- **TASK DIRECTIONS**
Write out the listing, please, but only from its first line through the line containing "const TEXT = '#404040';", exactly as given and without pictures.

- **DATA EXTRACT**
------------------------
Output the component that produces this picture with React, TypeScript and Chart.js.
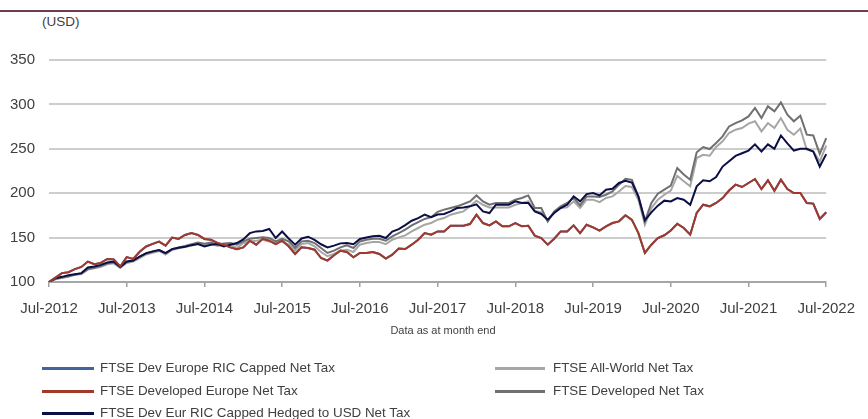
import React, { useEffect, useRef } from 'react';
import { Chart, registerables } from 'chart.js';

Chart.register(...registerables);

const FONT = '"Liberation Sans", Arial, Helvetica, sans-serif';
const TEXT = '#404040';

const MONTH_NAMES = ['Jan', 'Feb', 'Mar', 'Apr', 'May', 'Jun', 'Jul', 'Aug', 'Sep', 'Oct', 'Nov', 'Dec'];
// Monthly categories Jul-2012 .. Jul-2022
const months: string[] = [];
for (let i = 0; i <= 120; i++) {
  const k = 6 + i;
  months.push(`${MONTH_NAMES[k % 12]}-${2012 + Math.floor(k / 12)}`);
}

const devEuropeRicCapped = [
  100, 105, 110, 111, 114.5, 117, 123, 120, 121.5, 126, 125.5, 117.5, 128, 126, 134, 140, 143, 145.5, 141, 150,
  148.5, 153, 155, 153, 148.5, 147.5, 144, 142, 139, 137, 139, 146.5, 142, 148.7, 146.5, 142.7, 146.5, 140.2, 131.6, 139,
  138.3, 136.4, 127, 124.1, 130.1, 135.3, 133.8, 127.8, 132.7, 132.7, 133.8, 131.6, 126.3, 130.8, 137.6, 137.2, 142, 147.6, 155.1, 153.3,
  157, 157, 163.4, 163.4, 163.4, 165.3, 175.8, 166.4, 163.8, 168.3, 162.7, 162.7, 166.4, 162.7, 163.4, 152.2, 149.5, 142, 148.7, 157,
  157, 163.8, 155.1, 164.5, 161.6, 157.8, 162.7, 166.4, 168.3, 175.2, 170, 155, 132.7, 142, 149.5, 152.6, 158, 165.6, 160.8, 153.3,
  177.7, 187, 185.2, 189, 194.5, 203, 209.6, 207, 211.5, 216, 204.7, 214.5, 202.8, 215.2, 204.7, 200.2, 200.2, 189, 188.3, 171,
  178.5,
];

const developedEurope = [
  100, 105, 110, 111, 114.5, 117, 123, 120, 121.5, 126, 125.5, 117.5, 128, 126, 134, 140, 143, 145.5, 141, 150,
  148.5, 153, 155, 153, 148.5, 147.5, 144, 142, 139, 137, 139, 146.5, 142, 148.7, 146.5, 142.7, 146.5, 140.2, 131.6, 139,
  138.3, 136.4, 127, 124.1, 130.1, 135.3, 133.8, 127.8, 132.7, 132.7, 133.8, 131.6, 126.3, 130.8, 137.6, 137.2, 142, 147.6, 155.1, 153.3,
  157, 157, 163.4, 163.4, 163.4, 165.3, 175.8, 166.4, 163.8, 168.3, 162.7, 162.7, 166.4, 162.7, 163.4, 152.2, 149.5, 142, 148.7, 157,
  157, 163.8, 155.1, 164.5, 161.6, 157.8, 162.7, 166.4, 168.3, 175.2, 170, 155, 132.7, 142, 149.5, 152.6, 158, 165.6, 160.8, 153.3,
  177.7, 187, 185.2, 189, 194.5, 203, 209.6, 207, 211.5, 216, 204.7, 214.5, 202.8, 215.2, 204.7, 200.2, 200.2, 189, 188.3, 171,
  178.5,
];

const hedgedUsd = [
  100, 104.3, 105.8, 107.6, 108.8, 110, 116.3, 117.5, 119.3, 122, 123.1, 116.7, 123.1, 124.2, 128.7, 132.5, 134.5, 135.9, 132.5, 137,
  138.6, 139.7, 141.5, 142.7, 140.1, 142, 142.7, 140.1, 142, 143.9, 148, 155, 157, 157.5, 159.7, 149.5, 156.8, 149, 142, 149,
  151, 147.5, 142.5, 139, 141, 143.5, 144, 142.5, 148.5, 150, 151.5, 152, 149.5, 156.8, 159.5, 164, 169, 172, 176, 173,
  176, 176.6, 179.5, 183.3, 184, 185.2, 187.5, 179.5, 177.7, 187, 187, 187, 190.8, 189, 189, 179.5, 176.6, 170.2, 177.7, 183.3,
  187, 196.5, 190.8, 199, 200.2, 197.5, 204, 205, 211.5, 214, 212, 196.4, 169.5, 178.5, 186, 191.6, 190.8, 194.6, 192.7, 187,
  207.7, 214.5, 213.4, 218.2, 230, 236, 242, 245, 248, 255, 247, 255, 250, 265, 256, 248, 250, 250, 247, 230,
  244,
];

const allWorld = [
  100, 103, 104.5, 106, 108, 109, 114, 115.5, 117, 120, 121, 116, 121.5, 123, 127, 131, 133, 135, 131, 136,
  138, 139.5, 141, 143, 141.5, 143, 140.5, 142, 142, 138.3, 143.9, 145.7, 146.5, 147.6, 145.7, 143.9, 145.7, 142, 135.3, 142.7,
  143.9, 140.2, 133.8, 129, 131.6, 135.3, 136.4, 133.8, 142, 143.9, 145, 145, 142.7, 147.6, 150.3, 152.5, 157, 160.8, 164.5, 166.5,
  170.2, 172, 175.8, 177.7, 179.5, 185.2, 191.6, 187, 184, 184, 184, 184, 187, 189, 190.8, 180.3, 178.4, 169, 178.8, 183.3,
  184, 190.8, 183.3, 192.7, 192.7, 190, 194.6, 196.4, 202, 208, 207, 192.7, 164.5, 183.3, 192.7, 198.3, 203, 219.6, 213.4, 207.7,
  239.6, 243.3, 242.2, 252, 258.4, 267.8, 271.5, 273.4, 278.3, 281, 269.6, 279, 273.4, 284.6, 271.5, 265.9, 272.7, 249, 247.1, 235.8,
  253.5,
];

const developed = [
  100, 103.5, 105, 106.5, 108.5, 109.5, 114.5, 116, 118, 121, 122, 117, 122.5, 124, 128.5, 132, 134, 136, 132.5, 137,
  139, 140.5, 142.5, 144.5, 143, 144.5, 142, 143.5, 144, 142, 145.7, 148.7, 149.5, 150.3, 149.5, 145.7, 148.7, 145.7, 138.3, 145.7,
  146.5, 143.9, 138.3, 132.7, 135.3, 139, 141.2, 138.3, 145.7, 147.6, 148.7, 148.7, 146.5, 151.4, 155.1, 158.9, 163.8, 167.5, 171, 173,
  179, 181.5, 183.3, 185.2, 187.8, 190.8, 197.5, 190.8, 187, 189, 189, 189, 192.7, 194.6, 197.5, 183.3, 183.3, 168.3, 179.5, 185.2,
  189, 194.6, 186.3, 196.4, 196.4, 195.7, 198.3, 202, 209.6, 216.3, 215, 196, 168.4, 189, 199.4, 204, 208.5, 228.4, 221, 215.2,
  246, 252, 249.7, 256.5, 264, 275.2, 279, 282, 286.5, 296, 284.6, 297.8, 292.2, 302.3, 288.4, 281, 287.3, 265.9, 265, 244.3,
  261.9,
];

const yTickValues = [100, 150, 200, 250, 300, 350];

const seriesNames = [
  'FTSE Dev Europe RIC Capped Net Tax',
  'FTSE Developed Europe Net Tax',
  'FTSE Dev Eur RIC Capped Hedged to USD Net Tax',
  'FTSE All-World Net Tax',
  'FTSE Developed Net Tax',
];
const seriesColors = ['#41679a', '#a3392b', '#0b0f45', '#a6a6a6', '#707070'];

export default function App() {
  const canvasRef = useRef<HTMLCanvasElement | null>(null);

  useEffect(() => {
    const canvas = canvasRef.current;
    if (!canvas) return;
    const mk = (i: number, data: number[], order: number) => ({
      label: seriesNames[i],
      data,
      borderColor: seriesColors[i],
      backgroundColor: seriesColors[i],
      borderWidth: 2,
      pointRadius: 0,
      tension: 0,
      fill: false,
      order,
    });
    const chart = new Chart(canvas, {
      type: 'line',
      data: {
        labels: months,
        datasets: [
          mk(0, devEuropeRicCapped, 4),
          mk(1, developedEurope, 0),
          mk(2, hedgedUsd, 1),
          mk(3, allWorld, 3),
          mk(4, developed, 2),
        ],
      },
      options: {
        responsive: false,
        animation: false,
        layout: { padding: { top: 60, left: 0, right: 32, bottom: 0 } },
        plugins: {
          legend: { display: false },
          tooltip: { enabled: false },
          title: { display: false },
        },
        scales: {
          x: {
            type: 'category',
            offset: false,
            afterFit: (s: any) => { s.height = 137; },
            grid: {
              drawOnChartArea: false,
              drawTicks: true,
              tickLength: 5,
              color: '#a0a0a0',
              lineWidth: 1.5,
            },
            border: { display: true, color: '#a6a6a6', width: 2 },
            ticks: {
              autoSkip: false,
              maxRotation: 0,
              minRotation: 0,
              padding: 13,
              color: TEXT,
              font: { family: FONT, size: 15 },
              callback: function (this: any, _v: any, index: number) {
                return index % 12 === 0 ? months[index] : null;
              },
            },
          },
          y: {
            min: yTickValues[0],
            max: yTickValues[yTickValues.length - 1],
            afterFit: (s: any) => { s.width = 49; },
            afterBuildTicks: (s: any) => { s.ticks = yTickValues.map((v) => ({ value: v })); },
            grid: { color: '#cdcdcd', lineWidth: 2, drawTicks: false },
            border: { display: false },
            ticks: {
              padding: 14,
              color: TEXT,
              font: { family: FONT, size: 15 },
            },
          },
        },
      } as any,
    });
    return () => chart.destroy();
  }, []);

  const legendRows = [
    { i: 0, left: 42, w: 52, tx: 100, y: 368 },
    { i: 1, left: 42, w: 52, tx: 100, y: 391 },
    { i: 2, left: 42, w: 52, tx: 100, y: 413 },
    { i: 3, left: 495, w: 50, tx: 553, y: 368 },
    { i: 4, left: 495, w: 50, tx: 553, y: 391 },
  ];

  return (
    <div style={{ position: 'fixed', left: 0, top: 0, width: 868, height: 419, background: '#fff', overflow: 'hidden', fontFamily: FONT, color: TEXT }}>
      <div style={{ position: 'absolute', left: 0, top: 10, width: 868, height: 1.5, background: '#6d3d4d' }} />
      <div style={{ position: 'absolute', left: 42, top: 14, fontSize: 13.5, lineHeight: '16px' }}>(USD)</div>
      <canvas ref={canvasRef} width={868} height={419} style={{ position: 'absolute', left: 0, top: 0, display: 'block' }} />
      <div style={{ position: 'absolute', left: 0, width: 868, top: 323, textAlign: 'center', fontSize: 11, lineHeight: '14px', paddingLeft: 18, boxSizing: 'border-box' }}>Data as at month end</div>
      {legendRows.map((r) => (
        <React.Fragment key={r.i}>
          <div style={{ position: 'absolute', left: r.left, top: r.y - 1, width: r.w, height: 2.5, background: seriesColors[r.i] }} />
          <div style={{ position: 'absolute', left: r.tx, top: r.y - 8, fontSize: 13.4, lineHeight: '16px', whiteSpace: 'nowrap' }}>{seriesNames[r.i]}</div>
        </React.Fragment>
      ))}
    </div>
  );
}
------------------------
- **OUTPUT BELOW**
Output the component that produces this picture with React, TypeScript and Chart.js.
import React, { useEffect, useRef } from 'react';
import { Chart, registerables } from 'chart.js';

Chart.register(...registerables);

const FONT = '"Liberation Sans", Arial, Helvetica, sans-serif';
const TEXT = '#404040';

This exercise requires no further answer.